As the name implies, you load a muzzle loader from the muzzle. First you pour in your measured powder, then tap the but of the stock on the ground a few times to make it settle in. Then, if you are shooting a round ball, you place a cloth patch on the muzzle and push the ball down into it. The sabot bullets don't need a patch because the plastic sleeve does that job. Either way, the purpose is to make the bullet fit tight, but not too tight in the barrel. Then you push the bullet down the barrel with your ramrod until it makes firm contact with the powder charge at the bottom. A certain amount of compression is required to make the powder burn quickly and uniformly.
Now you need a source of ignition.

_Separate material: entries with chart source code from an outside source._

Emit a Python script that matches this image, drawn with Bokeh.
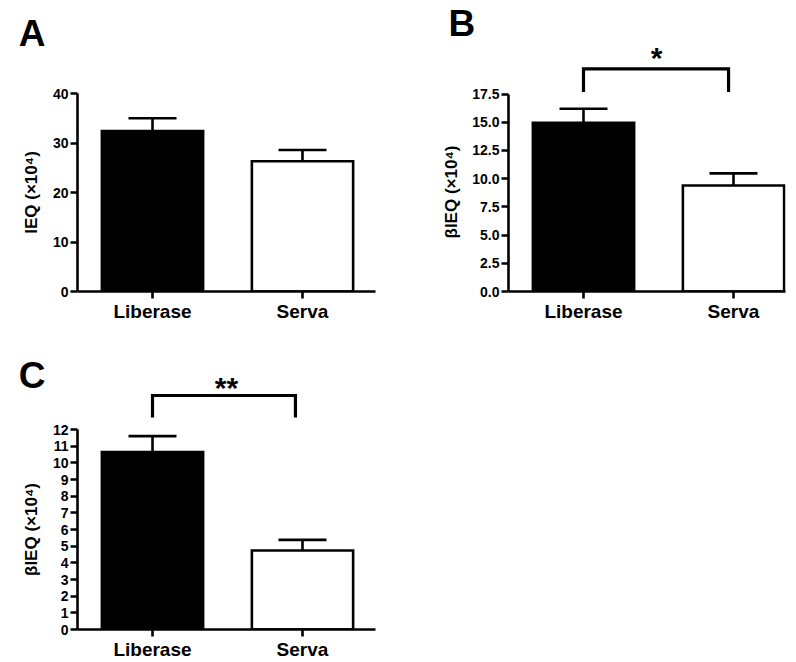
from bokeh.plotting import figure
from bokeh.layouts import column, row
from bokeh.models import (Range1d, FixedTicker, NumeralTickFormatter, Title,
                          ColumnDataSource, GlobalInlineStyleSheet)
from bokeh.core.properties import value
from bokeh.embed import file_html
from bokeh.resources import INLINE

# ---------------- data ----------------
categories = ["Liberase", "Serva"]
bar_fill = ["black", "white"]

ieq_mean = [32.4, 26.3]
ieq_sem = [2.6, 2.3]
ieq_ticks = [0, 10, 20, 30, 40]

bieq_b_mean = [14.95, 9.4]
bieq_b_sem = [1.25, 1.07]
bieq_b_ticks = [0, 2.5, 5, 7.5, 10, 12.5, 15, 17.5]

bieq_c_mean = [10.64, 4.74]
bieq_c_sem = [0.96, 0.64]
bieq_c_ticks = [0, 1, 2, 3, 4, 5, 6, 7, 8, 9, 10, 11, 12]

FONT = "Liberation Sans"
XPX = 150.0  # px per category unit


def style_fig(p):
    p.outline_line_color = None
    p.grid.visible = False
    p.background_fill_color = "white"
    p.border_fill_color = "white"


def draw_bracket(p, bracket):
    x0, x1, ylow, yhigh = bracket
    p.line(x=[x0, x0, x1, x1], y=[ylow, yhigh, yhigh, ylow],
           line_color="black", line_width=3.2, line_join="miter")


def draw_stars(p, stars):
    sx, sy, s = stars
    p.text(x=[sx], y=[sy], text=[s], text_font=value(FONT),
           text_font_size="30px", text_font_style="bold",
           text_align="center", text_baseline="alphabetic",
           text_color="black")


def top_fig(width, height, b_left, b_right, ppu, y_bottom, letter, letter_y,
            bracket=None, stars=None):
    """Strip above a panel, same x/y scales as the panel below it.
    The panel letter is drawn as the single tick label of a bare y axis."""
    frame_w = width - b_left - b_right
    p = figure(width=width, height=height, output_backend="svg",
               toolbar_location=None, x_axis_type=None,
               x_range=Range1d(0, frame_w / XPX),
               y_range=Range1d(y_bottom, y_bottom + height / ppu),
               min_border_left=b_left, min_border_right=b_right,
               min_border_top=0, min_border_bottom=0)
    style_fig(p)
    yax = p.yaxis[0]
    yax.ticker = FixedTicker(ticks=[letter_y])
    yax.major_label_overrides = {letter_y: letter}
    yax.major_label_text_font = FONT
    yax.major_label_text_font_style = "bold"
    yax.major_label_text_font_size = "37px"
    yax.major_label_text_color = "black"
    yax.major_label_standoff = 32
    yax.major_tick_out = 0
    yax.major_tick_in = 0
    yax.axis_line_color = None
    yax.major_tick_line_color = None
    yax.minor_tick_line_color = None
    if bracket is not None:
        draw_bracket(p, bracket)
    if stars is not None:
        draw_stars(p, stars)
    return p


def panel(means, sems, ticks, ylabel, fmt, width, height,
          b_left, b_right, b_bottom, b_top, ppu, bracket=None, stars=None,
          title_label_offset=None, letter=None, letter_offset=0):
    frame_w = width - b_left - b_right
    frame_h = height - b_bottom - b_top
    p = figure(width=width, height=height, output_backend="svg",
               toolbar_location=None,
               x_range=Range1d(0, frame_w / XPX),
               y_range=Range1d(0, frame_h / ppu),
               min_border_left=b_left, min_border_right=b_right,
               min_border_top=b_top, min_border_bottom=b_bottom)
    style_fig(p)
    if letter is not None:
        p.title.text = letter
        p.title.align = "left"
        p.title.offset = letter_offset
        p.title.standoff = 0
        p.title.text_font = FONT
        p.title.text_font_style = "bold"
        p.title.text_font_size = "37px"
        p.title.text_color = "black"

    xs = [i + 0.5 for i in range(len(categories))]
    tops = [m + s for m, s in zip(means, sems)]
    src = ColumnDataSource(dict(x=xs, top=means, fill=bar_fill, etop=tops,
                                cl=[x - 0.16 for x in xs], cr=[x + 0.16 for x in xs]))
    p.vbar(x="x", top="top", bottom=0, width=0.675, fill_color="fill",
           line_color="black", line_width=2.6, line_join="miter", source=src)
    p.segment(x0="x", y0="top", x1="x", y1="etop", line_color="black",
              line_width=2.6, source=src)
    p.segment(x0="cl", y0="etop", x1="cr", y1="etop", line_color="black",
              line_width=2.6, source=src)
    if bracket is not None:
        draw_bracket(p, bracket)
    if stars is not None:
        draw_stars(p, stars)

    yax = p.yaxis[0]
    yax.ticker = FixedTicker(ticks=ticks)
    yax.bounds = (ticks[0], ticks[-1])
    if fmt:
        yax.formatter = NumeralTickFormatter(format=fmt)
    if title_label_offset is None:
        yax.axis_label = ylabel
        yax.axis_label_text_font = FONT
        yax.axis_label_text_font_style = "bold"
        yax.axis_label_text_font_size = "17px"
        yax.axis_label_text_color = "black"
        yax.axis_label_standoff = 9
    else:
        # y label as a side title so it can be centred on the axis span
        p.add_layout(Title(text=ylabel, align="left", offset=title_label_offset,
                           standoff=18, vertical_align="bottom",
                           text_font=FONT, text_font_style="bold",
                           text_font_size="17px", text_color="black"), "left")
    yax.major_label_text_font = FONT
    yax.major_label_text_font_style = "bold"
    yax.major_label_text_font_size = "14px"
    yax.major_label_standoff = 2

    xax = p.xaxis[0]
    xax.ticker = FixedTicker(ticks=xs)
    xax.major_label_overrides = {x: c for x, c in zip(xs, categories)}
    xax.major_label_text_font = FONT
    xax.major_label_text_font_style = "bold"
    xax.major_label_text_font_size = "19px"
    xax.major_label_standoff = 2

    for ax in (xax, yax):
        ax.axis_line_width = 2.6
        ax.axis_line_color = "black"
        ax.major_tick_line_width = 2.6
        ax.major_tick_line_color = "black"
        ax.major_tick_out = 7
        ax.major_tick_in = 0
        ax.minor_tick_line_color = None
        ax.major_label_text_color = "black"
    return p


# ---- panel A: frame y 93..293 px, x 77..375 px
ppuA = 5.0
tA = top_fig(400, 83, 77, 25, ppuA, (293 - 83) / ppuA, "A", (293 - 33) / ppuA)
pA = panel(ieq_mean, ieq_sem, ieq_ticks, "IEQ (×10⁴)", None,
           400, 241, 77, 25, 31, 10, ppuA)

# ---- panel B: frame y 43..293 px (17.5 at 94), x 508..785 px
ppuB = 199.0 / 17.5
pB = panel(bieq_b_mean, bieq_b_sem, bieq_b_ticks, "βIEQ (×10⁴)", "0.0",
           396, 324, 108, 11, 31, 43, ppuB,
           bracket=(0.5, 1.467, 17.68, 19.74), stars=(0.987, 20.70, "*"),
           title_label_offset=53, letter="B", letter_offset=-60)

# ---- panel C: frame y 429..629 px, x 77..375 px
ppuC = 200.0 / 12.0
tC = top_fig(400, 96, 77, 25, ppuC, (629 - 420) / ppuC, "C", (629 - 375) / ppuC,
             bracket=(0.5, 1.453, 12.72, 14.04), stars=(0.993, 14.52, "**"))
pC = panel(bieq_c_mean, bieq_c_sem, bieq_c_ticks, "βIEQ (×10⁴)", None,
           400, 242, 77, 25, 33, 9, ppuC)

layout = column(
    row(column(tA, pA, spacing=0), column(pB, spacing=0), spacing=0),
    column(tC, pC, spacing=0),
    spacing=0)
layout.stylesheets = [GlobalInlineStyleSheet(
    css="html, body { margin: 0; padding: 0; overflow: hidden; }")]

open("out.html", "w").write(file_html(layout, INLINE))
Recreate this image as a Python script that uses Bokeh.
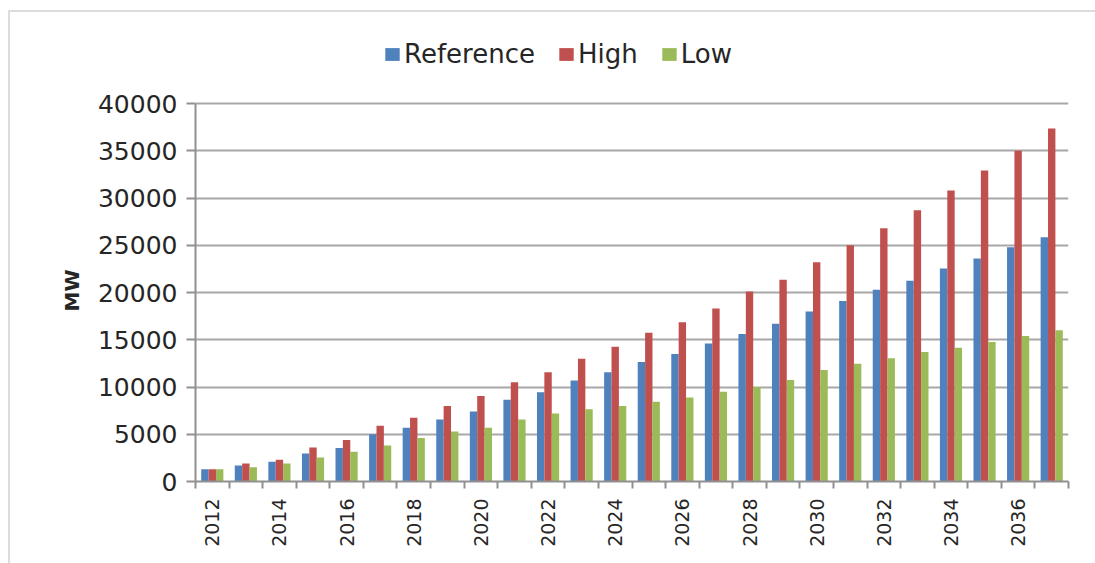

The old flintlocks struck a spark with the hammer, and this spark ignited a small amount of loose powder in the "pan". The fire was then supposed to travel through a tiny tunnel called the "touch hole" and ignite the main charge in the barrel. It didn't always make it, giving rise to the expression, "A flash in the pan". The next generation of muzzle loader was called a "cap lock". It replaced the flint and the powder pan with a percussion cap that fired when struck by the hammer. This cap fit snuggly over the touch hole on a device called a "nipple". It was more reliable than the flintlock, but you still got the occasional misfire when the spark didn't make it to the powder charge. The next generation, called the "in-line", improved that by eliminating the hammer, relocating the touch hole to directly behind the powder charge, and having the cap struck by a spring loaded bolt that traveled horizontally. About the time I bought mine, another improvement came out that made it obsolete. The percussion cap and bolt was replaced with a modern shotgun primer and firing pin. The primer was loaded into a breach plug the same way you would load a shell into a break-open single shot, but the powder charge and bullet still had to be loaded from the muzzle.
About this time, a school of purists arose and branded all muzzle loader improvements beyond the cap lock as heresy. They say that shooting a modern gun that still technically qualifies as a muzzle loader is an abomination before the Lord. I can see their point, but I think that life, and deer season, is too short to fool around with unreliable guns like that. Mine still goes boom and makes smoke, and that's good enough for me.